In the Buddhist Jatakas, there are tales of men and women who request the goddess Lakshmi to drive away the goddess of misfortune, Kalakanni. Images of Kubera, the pot-bellied yaksha-king and treasurer of the gods, who is closely associated with Lakshmi, adorn most Buddhist shrines.
In holy Jain texts, it is said when an exalted soul like a Tirthankara is about to be born his mother dreams of many auspicious things, including the goddess Shri. Symbols of wealth and royal power commonly associated with Lakshmi are auspicious to both Buddhists and Jains. Considering her popularity amongst Buddhists and Jains, it has been proposed that her worship may predate the Vedic culture and may have developed independently before she was brought into the Vedic, Buddhist and Jain folds.
Scholars are of the view that initially the words Shri and Lakshmi referred to anything that was auspicious or brought good luck or bestowed riches and power. Later the two words were personified into two goddesses who eventually merged. Thus, Shri-Lakshmi came into being.
Fragmentary verses in Shatapatha Brahmana, written not long after the Vedas, talks of the birth of Lakshmi from the mouth of Prajapati to provide the inhabitants of the cosmos food, clothing, shelter and all things that make life more comfortable. She also offered wisdom, strength, beauty, luck, sovereignty and splendour—the good things in life.
Stories of Lakshmi first appeared in epics Ramayana and Mahabharta that were composed between 300 BC and 300 AD, a period that witnessed the waning popularity of Vedic gods and the rise of gods who offered moksha such as Shiva and Vishnu. Gods and demons fought over her and both strove to churn her out of the ocean of milk. As folk heroes such as Rama and Krishna were viewed as incarnations of Vishnu, their consorts Sita, Radha and Rukmini became increasingly identified with Lakshmi. In the Harivamsa, appendix to the Mahabharata, Manmatha, the god of love, lust and fertility, was described as her son.
The mythology of Lakshmi acquired full form in the Puranas, chronicles of gods, kings and sages that were compiled between 500 and 1500 AD. In them, the goddess came to be projected as one of the three primary forms of the supreme mother-goddess, the other two being Saraswati, the goddess of knowledge, and Kali or Durga, the goddess of power. Lakshmi was visualised both as an independent goddess and as Vishnu’s consort, seated on his lap or at his feet. Prithvi, the Vedic earth-goddess, became Bhoodevi in the Puranas and a manifestation of Lakshmi. In south India, the two goddesses were visualised as two different entities, standing on either side of Vishnu, Bhoodevi representing tangible wealth while Lakshmi or Shridevi representing intangible wealth. In north India, the two goddesses became one.

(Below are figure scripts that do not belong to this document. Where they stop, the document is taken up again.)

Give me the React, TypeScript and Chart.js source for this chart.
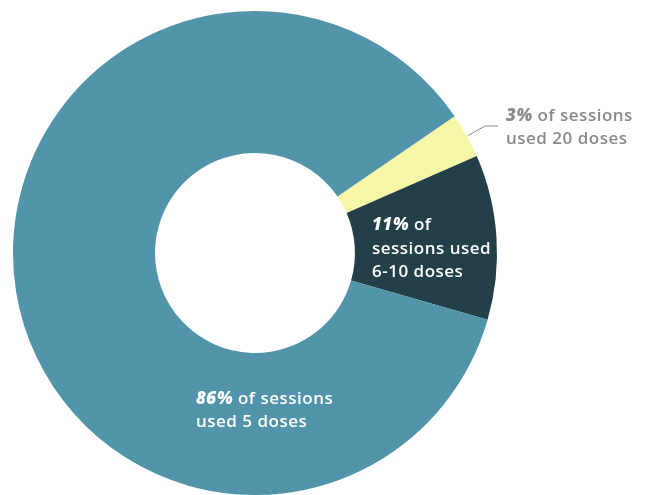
import React, { useEffect, useRef } from "react";
import { Chart, registerables } from "chart.js";

Chart.register(...registerables);

const categories = ["20 doses", "6-10 doses", "5 doses"];
const shares = [3, 11, 86];
const colors = ["#F5F6A6", "#233F48", "#5294AA"];

const FONT = "'Open Sans', sans-serif";

const labelPlugin = {
  id: "labels",
  afterDraw(chart: any) {
    const ctx = chart.ctx as CanvasRenderingContext2D;
    const arcs = chart.getDatasetMeta(0).data;
    ctx.save();
    ctx.textBaseline = "middle";
    ctx.textAlign = "left";
    (ctx as any).letterSpacing = "0.5px";
    const drawLine = (x: number, y: number, parts: [string, boolean][], color: string) => {
      let cx = x;
      for (const [t, b] of parts) {
        ctx.font = b ? `italic 800 17px ${FONT}` : `600 17px ${FONT}`;
        ctx.fillStyle = color;
        ctx.fillText(t, cx, y);
        cx += ctx.measureText(t).width;
      }
    };
    // leader line for the small slice
    const a: any = arcs[0];
    const mid = (a.startAngle + a.endAngle) / 2;
    const sx = a.x + Math.cos(mid) * a.outerRadius;
    const sy = a.y + Math.sin(mid) * a.outerRadius;
    ctx.strokeStyle = "#8a8a8a";
    ctx.lineWidth = 1;
    ctx.beginPath();
    ctx.moveTo(sx + 1, sy);
    ctx.lineTo(485, 126);
    ctx.lineTo(498, 126);
    ctx.stroke();

    const gray = "#8a8a8a";
    drawLine(506, 116, [[shares[0] + "%", true], [" of sessions", false]], gray);
    drawLine(506, 139, [["used " + categories[0], false]], gray);

    drawLine(372, 225, [[shares[1] + "%", true], [" of", false]], "#ffffff");
    drawLine(372, 249, [["sessions used", false]], "#ffffff");
    drawLine(372, 272, [[categories[1], false]], "#ffffff");

    drawLine(196, 399, [[shares[2] + "%", true], [" of sessions", false]], "#ffffff");
    drawLine(196, 422, [["used " + categories[2], false]], "#ffffff");
    ctx.restore();
  },
};

export default function App() {
  const ref = useRef<HTMLCanvasElement>(null);
  useEffect(() => {
    const chart = new Chart(ref.current!, {
      type: "doughnut",
      data: {
        labels: categories,
        datasets: [
          {
            data: shares,
            backgroundColor: colors,
            borderWidth: 0,
          },
        ],
      },
      options: {
        animation: false,
        responsive: false,
        rotation: 55.6,
        cutout: "41.3%",
        layout: { padding: { left: 13, right: 149, top: 11, bottom: 0 } },
        plugins: { legend: { display: false }, tooltip: { enabled: false } },
      },
      plugins: [labelPlugin],
    });
    return () => chart.destroy();
  }, []);
  return (
    <div style={{ position: "fixed", left: 0, top: 0, width: 646, height: 495, background: "#fff" }}>
      <canvas ref={ref} width={646} height={495} style={{ width: 646, height: 495 }} />
    </div>
  );
}
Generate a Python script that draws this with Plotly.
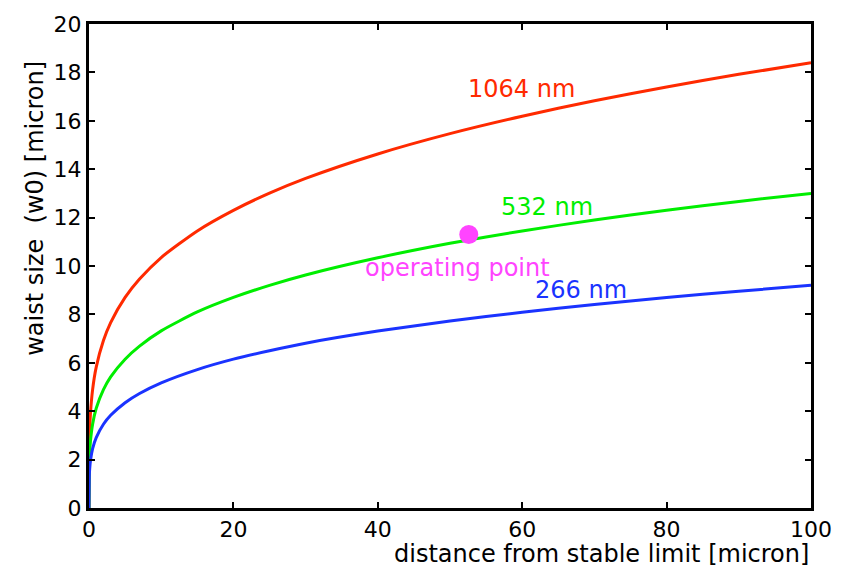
import plotly.graph_objects as go

# distance from stable limit [micron]
distance = [0, 0.05, 0.1, 0.2, 0.5, 1, 2, 3, 5, 7, 10, 15, 20, 25, 30, 40, 50, 60, 70, 80, 90, 100]
# waist size w0 [micron]
w_1064 = [0, 2.75, 3.27, 3.89, 4.89, 5.82, 6.92, 7.66, 8.70, 9.46, 10.35, 11.45, 12.30, 13.01,
          13.62, 14.63, 15.47, 16.19, 16.83, 17.40, 17.92, 18.40]
w_532 = [0, 1.95, 2.31, 2.75, 3.46, 4.12, 4.89, 5.42, 6.15, 6.69, 7.32, 8.10, 8.70, 9.20,
         9.63, 10.34, 10.94, 11.45, 11.90, 12.30, 12.67, 13.00]
w_266 = [0, 1.38, 1.64, 1.95, 2.45, 2.91, 3.46, 3.83, 4.35, 4.73, 5.17, 5.72, 6.15, 6.50,
         6.81, 7.31, 7.73, 8.09, 8.41, 8.70, 8.96, 9.20]

op_x = [52.6]
op_y = [11.3]

x_ticks = [0, 20, 40, 60, 80, 100]
y_ticks = [0, 2, 4, 6, 8, 10, 12, 14, 16, 18, 20]

RED = "#ff2a00"
GREEN = "#00ee00"
BLUE = "#1a33ff"
MAGENTA = "#ff44ff"
FONT = "DejaVu Sans"

fig = go.Figure()
for ys, col in [(w_1064, RED), (w_532, GREEN), (w_266, BLUE)]:
    fig.add_trace(go.Scatter(x=distance, y=ys, mode="lines",
                             line=dict(color=col, width=3, shape="spline", smoothing=0.6),
                             showlegend=False, hoverinfo="skip"))
fig.add_trace(go.Scatter(x=op_x, y=op_y, mode="markers",
                         marker=dict(color=MAGENTA, size=19), showlegend=False))

labels = [("1064 nm", 59.9, 17.3, RED), ("532 nm", 63.5, 12.45, GREEN),
          ("266 nm", 68.1, 9.0, BLUE), ("operating point", 51.0, 9.9, MAGENTA)]
for txt, xx, yy, col in labels:
    fig.add_annotation(x=xx, y=yy, text=txt, showarrow=False,
                       font=dict(family=FONT, size=24, color=col))

fig.add_annotation(xref="paper", yref="paper", x=1.0, y=-0.062, xanchor="right", yanchor="top",
                   text="distance from stable limit [micron]", showarrow=False,
                   font=dict(family=FONT, size=24, color="black"))
fig.add_annotation(xref="paper", yref="paper", x=-0.075, y=0.62, xanchor="center", yanchor="middle",
                   text="waist size&nbsp;&nbsp;(w0) [micron]", textangle=-90, showarrow=False,
                   font=dict(family=FONT, size=24, color="black"))

axis_common = dict(showline=True, linecolor="black", linewidth=3, mirror="ticks",
                   ticks="inside", ticklen=6, tickwidth=2, tickcolor="black",
                   showgrid=False, zeroline=False,
                   tickfont=dict(family=FONT, size=22, color="black"))
fig.update_xaxes(range=[0, 100], tickvals=x_ticks, **axis_common)
fig.update_yaxes(range=[0, 20], tickvals=y_ticks, **axis_common)

fig.update_layout(width=854, height=572, margin=dict(l=89, r=43, t=20, b=64),
                  plot_bgcolor="white", paper_bgcolor="white")

fig.write_html("out.html", config={"displayModeBar": False},
               post_script="document.body.style.margin='0px';")
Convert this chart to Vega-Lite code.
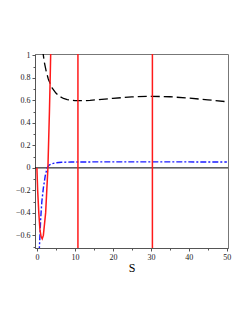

Images of Lakshmi started appearing around the third century BC in sculptures found in Kausambi, in north India, and on coins issued during the reign of the Gupta dynasty around the fourth century AD. She became a favourite of kings as more and more people believed she was the bestower of power, wealth and sovereignty. Separate shrines to Lakshmi within the precincts of Vishnu temples may have been built as early as 7th century; such shrines were definitely in existence by 10th century AD.
Regrettably, though the world may have changed, but the thirst for material comfort continues to form the core of most human aspirations.